June Thompson writes, “I received your country newsletter through a list I am on, but I want to get it for myself. I am an old country fan from away back. At sixty, I remember a lot of the oldies as that is mostly what I listened to for the first few years of my life. Thanks, and I really enjoyed your newsletter.”

Mary Mitchell writes from Woodland Park, Colorado, “Two things I want to mention. Seat Belts are so important. The first thing I do is put on my seat belt before I start my car. Secondly, am so pleased to read that Merle Haggard is recording. I just can’t imagine what better he can do. Been a fan of his for years. Beat cancer, aging as we all do and continues to move forward. God Bless him. Thanks for the letter. I enjoy them so much.”

Joe Arnold of Roughshod Records says, “We find your Newsletter very interesting. Mike Johnson has known a good number of the independent artists and writers you’ve featured. From 1995 to 2003 we published the Top-Rail Chatter Independent Country Music Magazine and featured many indies. We are currently wrapping up our 48th, 49th and 50th CDs, featuring Johnson, and our brilliant young musician, James Adelsberger. http://roughshodrecords.webs.com”

Sam Atchley reports, “Jerry Max Lane, composer of George Strait’s ‘In Too Deep To Pull Out Now’ and ‘She’s About As Gone As a Girl Can Get’ passed away Saturday, Sept. 6. Jerry also wrote songs recorded by Webb Pierce and Charley Pride.

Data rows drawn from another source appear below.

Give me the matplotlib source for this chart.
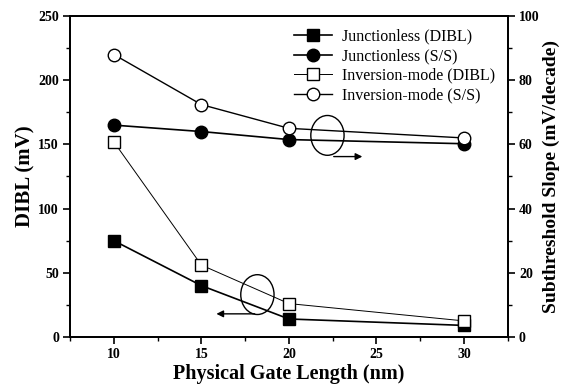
import matplotlib
matplotlib.use("Agg")
import matplotlib.pyplot as plt
from matplotlib.patches import Ellipse
from matplotlib.ticker import MultipleLocator

plt.rcParams['font.family'] = ['Liberation Serif', 'DejaVu Serif']

gate_length = [10, 15, 20, 30]
jl_dibl = [75, 40, 14, 9]
im_dibl = [152, 56, 26, 12.5]
jl_ss = [66, 64, 61.5, 60.2]
im_ss = [88, 72.4, 65, 62]

fig = plt.figure(figsize=(5.62, 3.9), dpi=100)
ax = fig.add_axes([0.1246, 0.136, 0.779, 0.823])
ax2 = ax.twinx()

ms = 8
h1, = ax.plot(gate_length, jl_dibl, color='black', lw=1.2, marker='s', ms=ms,
              mfc='black', mec='black', label='Junctionless (DIBL)')
h2, = ax2.plot(gate_length, jl_ss, color='black', lw=1.2, marker='o', ms=ms + 1,
               mfc='black', mec='black', label='Junctionless (S/S)')
h3, = ax.plot(gate_length, im_dibl, color='black', lw=0.7, marker='s', ms=ms,
              mfc='white', mec='black', mew=1.0, label='Inversion-mode (DIBL)')
h4, = ax2.plot(gate_length, im_ss, color='black', lw=1.0, marker='o', ms=ms + 1,
               mfc='white', mec='black', mew=1.0, label='Inversion-mode (S/S)')

ax.set_xlim(7.5, 32.5)
ax.set_ylim(0, 250)
ax2.set_ylim(0, 100)
ax.xaxis.set_major_locator(MultipleLocator(5))
ax.xaxis.set_minor_locator(MultipleLocator(2.5))
ax.yaxis.set_major_locator(MultipleLocator(50))
ax.yaxis.set_minor_locator(MultipleLocator(25))
ax2.yaxis.set_major_locator(MultipleLocator(20))
ax2.yaxis.set_minor_locator(MultipleLocator(10))

for a in (ax, ax2):
    a.tick_params(which='major', direction='out', length=5, width=1.2, labelsize=10, pad=3)
    a.tick_params(which='minor', direction='out', length=3, width=1.0)
    for s in a.spines.values():
        s.set_linewidth(1.3)
    for lab in a.get_xticklabels() + a.get_yticklabels():
        lab.set_fontweight('bold')
ax.set_xticks([10, 15, 20, 25, 30])
ax.set_xticklabels(['10', '15', '20', '25', '30'], fontweight='bold')

ax.set_xlabel('Physical Gate Length (nm)', fontsize=14.5, fontweight='bold', labelpad=2)
ax.set_ylabel('DIBL (mV)', fontsize=15, fontweight='bold', labelpad=2)
ax2.set_ylabel('Subthreshold Slope (mV/decade)', fontsize=14, fontweight='bold', labelpad=2)

# annotation ellipses and arrows
ax.add_patch(Ellipse((18.2, 33), 1.9, 31, fill=False, ec='black', lw=1.0))
ax.annotate('', xy=(15.7, 18), xytext=(18.2, 18),
            arrowprops=dict(arrowstyle='-|>', color='black', lw=1.0, mutation_scale=10))
ax.add_patch(Ellipse((22.2, 157), 1.9, 31, fill=False, ec='black', lw=1.0))
ax.annotate('', xy=(24.35, 140.5), xytext=(22.4, 140.5),
            arrowprops=dict(arrowstyle='-|>', color='black', lw=1.0, mutation_scale=10))

leg = ax.legend(handles=[h1, h2, h3, h4], loc='upper right', frameon=False,
                fontsize=11.5, handlelength=2.4, borderaxespad=0.4,
                labelspacing=0.22, handletextpad=0.6)

fig.savefig('out.png', dpi=100)
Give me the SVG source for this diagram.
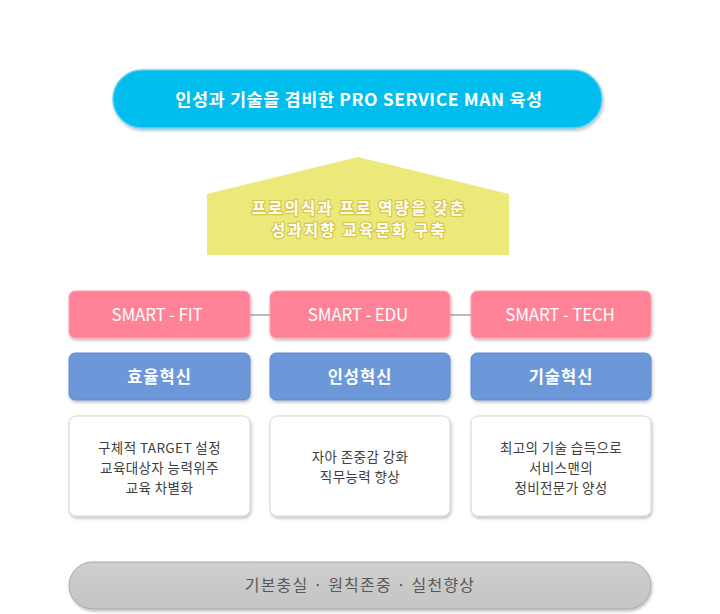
<svg xmlns="http://www.w3.org/2000/svg" width="720" height="614" viewBox="0 0 720 614">
<defs>
<filter id="sh" x="-10%" y="-20%" width="120%" height="150%">
<feDropShadow dx="1" dy="2" stdDeviation="1.5" flood-color="#000" flood-opacity="0.25"/>
</filter>
<linearGradient id="gray" x1="0" y1="0" x2="0" y2="1">
<stop offset="0" stop-color="#cfcfcf"/>
<stop offset="1" stop-color="#c4c4c4"/>
</linearGradient>
</defs>
<style>
text{font-family:"Noto Sans CJK KR","Noto Sans",sans-serif;text-anchor:middle}
.pink{fill:#ff8296;stroke:#ff9fae;stroke-width:1}
.blue{fill:#6c97d9;stroke:#5f8bd0;stroke-width:1}
.white{fill:#fff;stroke:#d4d4d4;stroke-width:1}
.pt{fill:#fff;font-size:17px;font-weight:400;letter-spacing:-0.2px}
.bt{fill:#fff;font-size:16.5px;font-weight:700;letter-spacing:1px}
.wt{fill:#404040;font-size:13.5px;letter-spacing:0.4px}
.yt{fill:#fff;font-size:15.5px;font-weight:700;letter-spacing:2.2px;stroke:#d8c94a;stroke-width:2.5;paint-order:stroke;stroke-linejoin:round}
</style>
<rect width="720" height="614" fill="#fff"/>
<g id="goal">
<rect x="113" y="70" width="489" height="58" rx="29" fill="#00bdee" stroke="#5fd3f5" stroke-width="1.5" filter="url(#sh)"/>
<text x="359" y="106" fill="#fff" font-size="17.5" font-weight="700" letter-spacing="0.6">인성과 기술을 겸비한 PRO SERVICE MAN 육성</text>
</g>
<g id="culture">
<polygon points="358,157 509,194 509,255 207,255 207,194" fill="#ece87a"/>
<text class="yt" x="359" y="214">프로의식과 프로 역량을 갖춘</text>
<text class="yt" x="359" y="236">성과지향 교육문화 구축</text>
</g>
<g id="connectors">
<line x1="250" y1="315" x2="270" y2="315" stroke="#a6a6a6" stroke-width="1.5"/>
<line x1="450" y1="315" x2="471" y2="315" stroke="#a6a6a6" stroke-width="1.5"/>
</g>
<g id="smart-fit">
<rect class="pink" x="69" y="291" width="181" height="47" rx="6" filter="url(#sh)"/>
<text class="pt" x="157" y="321">SMART - FIT</text>
</g>
<g id="smart-edu">
<rect class="pink" x="270" y="291" width="180" height="47" rx="6" filter="url(#sh)"/>
<text class="pt" x="358" y="321">SMART - EDU</text>
</g>
<g id="smart-tech">
<rect class="pink" x="471" y="291" width="180" height="47" rx="6" filter="url(#sh)"/>
<text class="pt" x="560" y="321">SMART - TECH</text>
</g>
<g id="eff">
<rect class="blue" x="69" y="353" width="181" height="47" rx="6" filter="url(#sh)"/>
<text class="bt" x="159.5" y="383">효율혁신</text>
</g>
<g id="char">
<rect class="blue" x="270" y="353" width="180" height="47" rx="6" filter="url(#sh)"/>
<text class="bt" x="360" y="383">인성혁신</text>
</g>
<g id="tech">
<rect class="blue" x="471" y="353" width="180" height="47" rx="6" filter="url(#sh)"/>
<text class="bt" x="561" y="383">기술혁신</text>
</g>
<g id="desc1">
<rect class="white" x="69" y="416" width="181" height="100" rx="7" filter="url(#sh)"/>
<text class="wt" x="159.5" y="453">구체적 TARGET 설정</text>
<text class="wt" x="159.5" y="473">교육대상자 능력위주</text>
<text class="wt" x="159.5" y="493">교육 차별화</text>
</g>
<g id="desc2">
<rect class="white" x="270" y="416" width="180" height="100" rx="7" filter="url(#sh)"/>
<text class="wt" x="360" y="462">자아 존중감 강화</text>
<text class="wt" x="360" y="482">직무능력 향상</text>
</g>
<g id="desc3">
<rect class="white" x="471" y="416" width="180" height="100" rx="7" filter="url(#sh)"/>
<text class="wt" x="561" y="453">최고의 기술 습득으로</text>
<text class="wt" x="561" y="473">서비스맨의</text>
<text class="wt" x="561" y="493">정비전문가 양성</text>
</g>
<g id="base">
<rect x="69" y="562" width="582" height="47" rx="23.5" fill="url(#gray)" stroke="#a8a8a8" stroke-width="1" filter="url(#sh)"/>
<text x="360" y="591" fill="#595959" font-size="16" letter-spacing="1.2">기본충실 · 원칙존중 · 실천향상</text>
</g>
</svg>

Funeral was Monday Sept. 15 at Greenwood Funeral Home and Cemetery in Fort Worth, Texas.”

What should be the process (and criteria) for selecting Country Music Hall of Fame members?

I was somewhere in an airport bookstore in 1996 when I spied Charley Pride’s photo on a book cover. It was his autobiography, PRIDE: The Charley Pride Story, written with Jim Henderson, and it provided an enjoyable read for the rest of the trip. It later served as source material when I wrote Faron’s biography, as I was never able to contact Charley. He talks about being manic-depressive and why he takes lithium; he learned his lesson about the importance of regular medication. He describes his transition from baseball to country music, and the racial discrimination he worked to overcome. “We’re not color blind yet,” he writes, “but we’ve advanced a few paces along the path and I like to think I’ve contributed something to that progress.” He gives much credit to wife Rozene for his success. All in all, it’s a good story, one that classic country fans will enjoy reading.